Um dos artigos eliminados da atual Constituição, mas que estava presente no texto de 1976 prende-se exatamente com a investigação. A criação e investigação científicas mereceram em 1976 um artigo próprio em que se definia que estas áreas eram “incentivadas e protegidas pelo Estado”, tendo como principal finalidade “a progressiva libertação de dependências externas, no âmbito da cooperação e do intercâmbio com todos os povos”. Atualmente, a investigação está integrada no artigo 73º, que define os âmbitos da educação, cultura e ciência em Portugal, com direito a uma alínea: “A criação e a investigação científicas, bem como a inovação tecnológica, são incentivadas e apoiadas pelo Estado, por forma a assegurar a respectiva liberdade e autonomia, o reforço da competitividade e a articulação entre as instituições científicas e as empresas”.
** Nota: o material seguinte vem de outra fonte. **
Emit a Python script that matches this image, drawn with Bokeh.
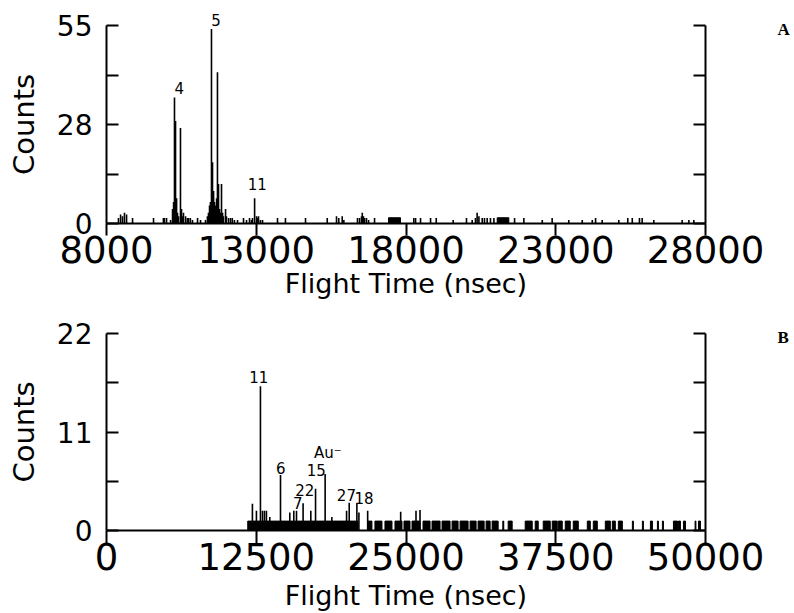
from bokeh.plotting import figure
from bokeh.models import Range1d, LinearAxis, FixedTicker, Label
from bokeh.layouts import column
from bokeh.embed import file_html
from bokeh.resources import INLINE

# ---------------- Panel A data ----------------
a_x_range = (8000, 28000)
a_y_range = (0, 55)
a_x_ticks = [8000, 13000, 18000, 23000, 28000]
a_y_ticks = [0, 13.75, 27.5, 41.25, 55]
a_y_tick_labels = ["0", "", "28", "", "55"]

a_times = [8400, 8470, 8535, 8600, 8670, 8870, 9570, 9900, 9935, 10005, 10140,
           10205, 10240, 10270, 10305, 10340, 10370, 10405, 10470, 10505, 10540,
           10570, 10640, 10700, 10740, 10800, 10870, 11040, 11140,
           11305, 11370, 11405, 11440, 11470, 11505, 11540, 11575, 11605, 11640,
           11675, 11705, 11740, 11775, 11805, 11840, 11875, 11905, 11975, 12005,
           12075, 12140, 12200, 12270, 12375, 12575, 12675, 12775,
           12840, 12875, 12945, 13010, 13045, 13075, 13140, 13210,
           13710, 13975, 14645, 15370, 15680, 15755, 15870, 15925,
           16380, 16450, 16515, 16540, 16580, 16615, 16680, 16750, 16950,
           18260, 18320, 18485, 18820, 19010, 19575, 20020, 20210, 20320, 20375,
           20435, 20545, 20620, 20710, 20820, 20935,
           21625, 21935, 22550, 22880, 23435, 23885, 24220, 24330, 24550, 25105,
           25405, 25555, 25795, 25885, 26275, 27220, 27445, 27610]
a_counts = [1.5, 2.5, 2, 3, 2.5, 1.5, 1.5, 1.5, 1.5, 1.5, 1,
            4, 6, 35, 28.5, 7, 3, 2, 26.5, 4, 2,
            3, 2, 1.5, 1.5, 1.5, 1, 1.5, 1,
            1, 2, 3, 5, 6, 54, 17, 9, 6, 5,
            7, 42, 11, 4, 3, 11, 3, 2, 4, 2,
            1.5, 1.5, 1.5, 1, 1, 1.5, 1, 1.5,
            1, 1.5, 7, 2, 1.5, 2, 1, 1,
            1.5, 1.5, 1.5, 1.5, 2, 1.5, 2, 1,
            1.5, 1.5, 2, 3, 2, 1.5, 1.5, 1, 1.5,
            1.5, 1.5, 1.5, 1.5, 1.5, 1, 1.5, 1, 1.5, 3,
            2, 1.5, 1.5, 1.5, 1.5, 1.5,
            1.5, 1.5, 1, 1.5, 1, 1, 1, 1.5, 1, 1,
            1.5, 1.5, 1.5, 1.5, 1, 1, 1, 1]
a_run_start = [17416, 21045]
a_run_end = [17817, 21433]
a_run_counts = [1.6, 1.6]

# peak annotations (peak "5" sits above the frame and is drawn as a top-axis label)
a_ann_text = ["4", "11"]
a_ann_time = [10427, 13032]
a_ann_count = [36.1, 9.2]
a_top_ann_text = "5"
a_top_ann_time = 11656
a_panel_tag = "A"
a_panel_tag_count = 53.9

# ---------------- Panel B data ----------------
b_x_range = (0, 50000)
b_y_range = (0, 22)
b_x_ticks = [0, 12500, 25000, 37500, 50000]
b_y_ticks = [0, 5.5, 11, 16.5, 22]
b_y_tick_labels = ["0", "", "11", "", "22"]

b_times = [12180, 12515, 12850, 13020, 13185, 13350, 13630, 14525, 15300, 15635,
           15860, 16410, 17055, 17450, 18250, 18810, 20040, 20260, 20900, 21070,
           21800, 24555, 25835, 26170]
b_counts = [3, 2.2, 16.1, 2.2, 2.2, 2.2, 1.5, 6.2, 2, 2.2,
            2.2, 3.05, 2.2, 4.65, 6.3, 1.5, 2.2, 3.1, 3.05, 2,
            2.2, 2.1, 2.2, 2.3]
b_run_start = [11790, 21822, 22407, 23244, 24080, 24832, 25501, 26421, 27173, 28009,
               28845, 29514, 30350, 31019, 31688, 32190, 33080, 33528, 34950, 35785,
               36454, 37207, 37708, 38293, 38962, 40133, 40635, 41638, 42223, 42725,
               43896, 44732, 45400, 45986, 46404, 47324, 47742, 48160, 49130, 49414]
b_run_end = [20990, 22156, 22993, 23829, 24665, 25334, 26170, 27006, 27842, 28678,
             29347, 30183, 30852, 31521, 32023, 32692, 33160, 33862, 35535, 36036,
             37040, 37625, 38043, 38711, 39380, 40384, 40969, 42056, 42474, 43059,
             43980, 44816, 45568, 46069, 46487, 47658, 47909, 48327, 49200, 49581]
b_run_counts = [1.05] * len(b_run_start)

b_ann_text = ["11", "6", "7", "22", "15", "Au\u207b", "27", "18"]
b_ann_time = [12709, 14548, 15970, 16555, 17517, 18478, 20025, 21488]
b_ann_count = [16.45, 6.29, 2.35, 3.8, 6.14, 7.6, 3.35, 3.0]
b_panel_tag = "B"
b_panel_tag_count = 21.5

FONT = "DejaVu Sans"


def make_panel(xr, yr, xticks, yticks, ylabels, frame_h, top_border,
               x_tick_out, x_label_standoff, x_axis_label_standoff):
    p = figure(frame_width=599, frame_height=frame_h,
               x_range=Range1d(*xr), y_range=Range1d(*yr),
               output_backend="svg", toolbar_location=None,
               min_border_left=106, min_border_right=85,
               min_border_top=top_border, min_border_bottom=0)
    p.outline_line_color = None
    p.grid.visible = False
    p.background_fill_color = "white"
    p.border_fill_color = "white"

    xa = p.xaxis[0]
    xa.ticker = FixedTicker(ticks=xticks, minor_ticks=[])
    xa.major_tick_in = 0
    xa.major_tick_out = x_tick_out
    xa.axis_line_width = 2
    xa.major_tick_line_width = 2
    xa.major_label_text_font = FONT
    xa.major_label_text_font_size = "37px"
    xa.major_label_text_color = "black"
    xa.major_label_standoff = x_label_standoff
    xa.axis_label = "Flight Time (nsec)"
    xa.axis_label_text_font = FONT
    xa.axis_label_text_font_size = "27px"
    xa.axis_label_text_font_style = "normal"
    xa.axis_label_text_color = "black"
    xa.axis_label_standoff = x_axis_label_standoff

    ya = p.yaxis[0]
    ya.ticker = FixedTicker(ticks=yticks, minor_ticks=[])
    ya.major_label_overrides = {t: l for t, l in zip(yticks, ylabels)}
    ya.major_tick_in = 12
    ya.major_tick_out = 0
    ya.axis_line_width = 2
    ya.major_tick_line_width = 2
    ya.major_label_text_font = FONT
    ya.major_label_text_font_size = "28px"
    ya.major_label_text_color = "black"
    ya.major_label_standoff = 14
    ya.axis_label = "Counts"
    ya.axis_label_text_font = FONT
    ya.axis_label_text_font_size = "29px"
    ya.axis_label_text_font_style = "normal"
    ya.axis_label_text_color = "black"
    ya.axis_label_standoff = 13

    ra = LinearAxis(ticker=FixedTicker(ticks=yticks, minor_ticks=[]),
                    major_label_overrides={t: "" for t in yticks},
                    major_tick_in=12, major_tick_out=0,
                    axis_line_width=2, major_tick_line_width=2,
                    major_label_standoff=0)
    p.add_layout(ra, "right")
    return p


def add_tag(p, count, text):
    # panel letter, placed right of the frame as a label-only axis
    tag = LinearAxis(ticker=FixedTicker(ticks=[count], minor_ticks=[]),
                     major_label_overrides={count: text},
                     axis_line_color=None, major_tick_line_color=None,
                     major_tick_in=0, major_tick_out=0,
                     major_label_standoff=72,
                     major_label_text_font="Liberation Serif",
                     major_label_text_font_style="bold",
                     major_label_text_font_size="17px",
                     major_label_text_color="black")
    p.add_layout(tag, "right")


def add_label(p, x, y, text):
    p.add_layout(Label(x=x, y=y, text=text, text_align="center",
                       text_baseline="bottom", text_font=FONT,
                       text_font_size="15px", text_color="black"))


pa = make_panel(a_x_range, a_y_range, a_x_ticks, a_y_ticks, a_y_tick_labels,
                198, 25, 12, 0, 2)
pa.segment(x0=a_times, y0=[0] * len(a_times), x1=a_times, y1=a_counts,
           line_color="black", line_width=1.6)
pa.quad(left=a_run_start, right=a_run_end, bottom=[0] * len(a_run_start),
        top=a_run_counts, fill_color="black", line_color="black")
for t, x, c in zip(a_ann_text, a_ann_time, a_ann_count):
    add_label(pa, x, c, t)
top_ann = LinearAxis(ticker=FixedTicker(ticks=[a_top_ann_time], minor_ticks=[]),
                     major_label_overrides={a_top_ann_time: a_top_ann_text},
                     axis_line_color=None, major_tick_line_color=None,
                     major_tick_in=0, major_tick_out=0,
                     major_label_standoff=0,
                     major_label_text_font=FONT,
                     major_label_text_font_size="15px",
                     major_label_text_color="black")
pa.add_layout(top_ann, "above")
add_tag(pa, a_panel_tag_count, a_panel_tag)

pb = make_panel(b_x_range, b_y_range, b_x_ticks, b_y_ticks, b_y_tick_labels,
                197, 32, 15, -3, 7)
pb.segment(x0=b_times, y0=[0] * len(b_times), x1=b_times, y1=b_counts,
           line_color="black", line_width=1.6)
pb.quad(left=b_run_start, right=b_run_end, bottom=[0] * len(b_run_start),
        top=b_run_counts, fill_color="black", line_color="black")
for t, x, c in zip(b_ann_text, b_ann_time, b_ann_count):
    add_label(pb, x, c, t)
add_tag(pb, b_panel_tag_count, b_panel_tag)

layout = column(pa, pb, spacing=0)
open("out.html", "w").write(file_html(layout, INLINE))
A economia em 1976 e agora

Uma das maiores diferenças entre o texto original e o texto atual reside nas opções económicas do país vertidas na Constituição. Em 1976, o plano económico, descrito no artigo 91º, apontava para “a construção de uma economia socialista, através de transformação das relações de produção e de acumulação capitalistas”. Atualmente, esse mesmo plano, tem como objetivo “promover o crescimento económico, o desenvolvimento harmonioso e integrado de sectores e regiões, a justa repartição individual e regional do produto nacional” — a redação de 1976 também incluía alguns destes pontos, mas relegava-os para a alínea 2.

No que diz respeito à iniciativa privada, a Constituição de 1976 já definia que esta poderia “exercer-se livremente” enquanto “instrumento do progresso colectivo”, mas previa que o Estado poderia “intervir na sua gestão para assegurar o interesse geral e os direitos dos trabalhadores, em termos a definir pela lei”. Na versão mais recente, este ponto foi eliminado. Um artigo completamente eliminado relativo à economia foi o artigo 109º que previa os preços e circuitos de distribuição, dispondo que “o Estado intervém na formação e no controlo dos preços, incumbindo-lhe racionalizar os circuitos de distribuição e eliminar os desnecessários“.

A Constituição ainda faz menção à PIDE

Do período revolucionário sobraram poucos artigos, tendo sido já retiradas da Lei Fundamental todas as indicações que diziam respeito ao Conselho de Revolução e às primeiras eleições que se realizariam a partir da Assembleia Constituinte, como as eleições legislativas, que se realizaram em 1976 ou as primeiras eleições presidenciais. Um artigo que se mantém até hoje desse período, fazendo menção a uma lei anterior à própria Constituição, é o que diz respeito à incriminação e julgamento dos agentes e responsáveis da PIDE/DGS. Aqui estabelece-se ainda hoje que as leis n.º 8/75, de 25 de Julho, n.º 16/75 de 23 de Dezembro e n.º 18/75, de 26 de Dezembro se mantêm em vigor.

A lei 8/75 aponta que a punição a aplicar aos responsáveis, funcionários e colaboradores das extintas Direcção-Geral de Segurança e Polícia Internacional e de Defesa do Estado é definida através de tribunal militar e que o procedimento criminal por estes factos “é imprescritível”.